A novel way of defending against mass uses of our data

Permalink to this post

AI is getting better at performing mass categorization of photos and text. A developer can scrape a bunch of photos from, say, Facebook — either directly, likely violating the terms of service, or through offering an app by which people consent to the access — and then use a well-trained categorizer to automatically discern ethnicity, gender, or even identity.

Some defenses can be built in against abuse, starting with a technical parlor trick and ending with support from the law. There’s been promising research on “image perturbation” that adjusts a photo in a way that is unnoticeable to a human, but that completely confuses standard image recognition tools that might otherwise make it easy to categorize a photo. (There’s a helpful video summary of some of the research by NguyenYosinski, and Clune available here.)

For example, this intrepid group of MIT students can make Google’s otherwise-reliable image recognition algorithm mistake a turtle for a rifle, or a cat for … guacamole.

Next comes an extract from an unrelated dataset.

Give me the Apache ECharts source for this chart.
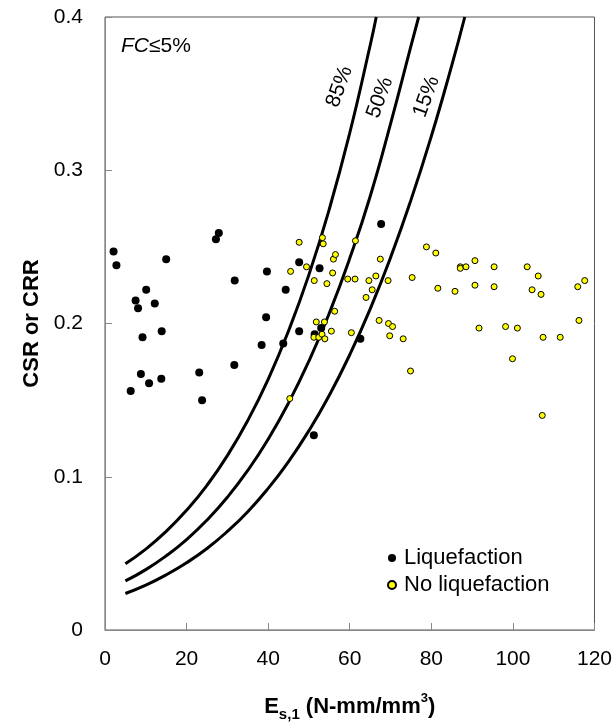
<!DOCTYPE html>
<html><head><meta charset="utf-8">
<script src="https://cdn.jsdelivr.net/npm/echarts@6/dist/echarts.min.js"></script>
<style>html,body{margin:0;padding:0;background:#fff}#c{width:615px;height:727px}</style>
</head><body><div id="c"></div>
<script>
const FONT = "'Liberation Sans', Arial, sans-serif";
const xRange = [0, 120, 20];
const yRange = [0, 0.4, 0.1];

const liquefaction = [
  [2.1,0.247],[2.8,0.238],[6.3,0.156],[7.5,0.215],[8.1,0.210],[8.8,0.167],[9.2,0.191],
  [10.1,0.222],[10.8,0.161],[12.2,0.213],[13.8,0.164],[13.9,0.195],[15.0,0.242],
  [23.1,0.168],[23.8,0.150],[27.2,0.255],[27.9,0.259],[31.7,0.173],[31.8,0.228],
  [38.4,0.186],[39.5,0.204],[39.7,0.234],[43.7,0.187],[44.3,0.222],[47.6,0.195],
  [47.6,0.240],[51.2,0.127],[51.4,0.193],[52.6,0.236],[53.0,0.197],[62.6,0.190],[67.7,0.265]
];
const noLiquefaction = [
  [45.3,0.151],[45.5,0.234],[47.6,0.253],[49.4,0.237],[51.2,0.191],[51.3,0.228],[51.8,0.201],
  [52.4,0.191],[53.2,0.193],[53.3,0.256],[53.5,0.252],[53.8,0.201],[53.9,0.190],[54.4,0.226],
  [55.5,0.195],[55.8,0.233],[56.0,0.242],[56.3,0.208],[56.5,0.245],[59.5,0.229],[60.4,0.194],
  [61.3,0.229],[61.4,0.254],[64.0,0.217],[64.7,0.228],[65.5,0.222],[66.4,0.231],[67.2,0.202],
  [67.5,0.242],[69.4,0.228],[69.5,0.200],[69.8,0.192],[70.5,0.198],[73.1,0.190],[74.9,0.169],
  [75.3,0.230],[78.8,0.250],[81.1,0.246],[81.6,0.223],[85.8,0.221],[87.1,0.237],[87.1,0.236],
  [88.5,0.237],[90.7,0.241],[90.7,0.225],[91.7,0.197],[95.4,0.237],[95.4,0.224],[98.2,0.198],
  [99.9,0.177],[101.1,0.197],[103.5,0.237],[104.7,0.222],[106.2,0.231],[106.9,0.219],
  [107.2,0.140],[107.4,0.191],[111.6,0.191],[115.9,0.224],[116.2,0.202],[117.6,0.228]
];
const curve85 = [
  [5,0.0432],[10,0.0528],[15,0.0643],[20,0.0781],[25,0.0944],[30,0.1138],[35,0.1367],
  [40,0.1636],[45,0.1952],[50,0.2319],[55,0.2747],[60,0.3243],[65,0.3814],[66.5,0.4]
];
const curve50 = [
  [5,0.032],[10,0.0394],[15,0.0484],[20,0.0590],[25,0.0717],[30,0.0866],[35,0.1041],
  [40,0.1245],[45,0.1482],[50,0.1755],[55,0.2068],[60,0.2425],[65,0.2829],[70,0.3303],
  [75,0.3810],[76.9,0.4]
];
const curve15 = [
  [5,0.0238],[10,0.0293],[15,0.0360],[20,0.0439],[25,0.0532],[30,0.0643],[35,0.0772],
  [40,0.0924],[45,0.1099],[50,0.1301],[55,0.1532],[60,0.1796],[65,0.2094],[70,0.2430],
  [75,0.2805],[80,0.3222],[85,0.3683],[88.2,0.4]
];
const curveLabels = [['85%',57.5,0.3545],['50%',67.4,0.3474],['15%',78.8,0.348]];

const chart = echarts.init(document.getElementById('c'), null, {renderer:'canvas'});
const curveSeries = (name, data) => ({
  name, type:'line', data, smooth:0.5, showSymbol:false, silent:true,
  lineStyle:{color:'#000', width:3}, z:2
});
const option = {
  animation:false,
  backgroundColor:'#fff',
  textStyle:{fontFamily:FONT},
  title:{
    text:'{i|FC}{n|≤5%}', left:121, top:36, padding:0,
    textStyle:{fontWeight:'normal', fontSize:21, color:'#000', fontFamily:FONT, rich:{
      i:{fontStyle:'italic', fontWeight:'normal', fontSize:21, fontFamily:FONT, color:'#000'},
      n:{fontWeight:'normal', fontSize:21, fontFamily:FONT, color:'#000'}
    }}
  },
  grid:{left:105, right:19, top:17, bottom:94, show:true, borderColor:'#555', borderWidth:1, backgroundColor:'transparent'},
  legend:{
    orient:'vertical', left:387, top:547, padding:0, itemGap:5,
    itemWidth:14, itemHeight:8,
    data:['Liquefaction','No liquefaction'],
    textStyle:{fontSize:22, fontFamily:FONT, color:'#000', lineHeight:22}
  },
  xAxis:{
    type:'value', min:xRange[0], max:xRange[1], interval:xRange[2],
    axisLine:{show:true, lineStyle:{color:'#888', width:1}},
    axisTick:{show:true, inside:true, length:7, lineStyle:{color:'#888'}},
    splitLine:{show:false},
    axisLabel:{fontSize:21, color:'#000', margin:19, fontFamily:FONT},
    name:'E{sub|s,1}{m| (N-mm/mm}{sup|3}{m|)}', nameLocation:'middle', nameGap:62,
    nameTextStyle:{
      fontSize:22, fontWeight:'bold', color:'#000', fontFamily:FONT, lineHeight:30,
      rich:{
        m:{fontSize:22, fontWeight:'bold', color:'#000', fontFamily:FONT, lineHeight:30},
        sub:{fontSize:15, fontWeight:'bold', color:'#000', fontFamily:FONT, lineHeight:14, verticalAlign:'bottom'},
        sup:{fontSize:13, fontWeight:'bold', color:'#000', fontFamily:FONT, lineHeight:20, verticalAlign:'top'}
      }
    }
  },
  yAxis:{
    type:'value', min:yRange[0], max:yRange[1], interval:yRange[2],
    axisLine:{show:true, lineStyle:{color:'#888', width:1}},
    axisTick:{show:true, inside:true, length:7, lineStyle:{color:'#888'}},
    splitLine:{show:false},
    axisLabel:{fontSize:21, color:'#000', margin:22, fontFamily:FONT,
      formatter:v => v === 0 ? '0' : String(+v.toFixed(1))},
    name:'CSR or CRR', nameLocation:'middle', nameGap:58, nameRotate:90,
    nameTextStyle:{fontSize:22, fontWeight:'bold', color:'#000', fontFamily:FONT}
  },
  series:[
    curveSeries('85%', curve85),
    curveSeries('50%', curve50),
    curveSeries('15%', curve15),
    {name:'Liquefaction', type:'scatter', data:liquefaction, symbol:'circle', symbolSize:8,
     itemStyle:{color:'#000', opacity:1}, z:3},
    {name:'No liquefaction', type:'scatter', data:noLiquefaction, symbol:'circle', symbolSize:6,
     itemStyle:{color:'#ffff00', borderColor:'#000', borderWidth:1, opacity:1}, z:4}
  ]
};
chart.setOption(option);
const labelGraphics = curveLabels.map(([t,x,y]) => {
  const p = chart.convertToPixel({gridIndex:0}, [x,y]);
  return {type:'text', x:p[0], y:p[1], rotation:70*Math.PI/180, z:10,
    style:{text:t, align:'center', verticalAlign:'middle', fontSize:21, fontFamily:FONT, fill:'#000'}};
});
chart.setOption({graphic:labelGraphics});
</script></body></html>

I’m part of a team at MIT and Harvard within the Assembly program — Thom Miano, Dhaval Adjodah, Francisco, Daniel Pedraza, Gretchen Greene, and Josh Joseph — that’s working on tools so that users can upload invisibly-modified photos of themselves to social media without making them so readily identifiable.

Those modifications won’t thwart AI tools forever — but they’ll represent an unmistakable indication about user preference, and the law can then demand that those preferences be respected.

There is already a model for this: photos taken with a smartphone are invisibly labeled with time, date, and location. Facebook and Twitter for years have automatically stripped this information out before they show those photos on their services, avoiding a privacy nightmare by which a single photo could instantly locate someone. (There would no doubt have been Congressional hearings had they failed to do this.)

They can and should similarly undertake, on behalf of their users, to perturb images with the latest technology to prevent widescale AI-assisted identification by others, and to provide an anchor similar to “do not track” to make user preferences about bulk downstream use abundantly clear.

And these defense need not only apply to photos. An insurance company had an opt-in plan for Facebook users to have the nature of their posts influence their car insurance rates. As the Guardian described it:

Facebook users who write in short, concise sentences, use lists, and arrange to meet friends at a set time and place, rather than just “tonight”, would be identified as conscientious. In contrast, those who frequently use exclamation marks and phrases such as “always” or “never” rather than “maybe” could be overconfident.

There are also techniques that have moved from academia to industry like “differential privacy” and its precursors, where decoy data — a few new random stray likes in a profile — can be introduced to allow for helpful generalizations from bulk data across lots of people while protecting individual privacy by preventing easy generalizations about a single person.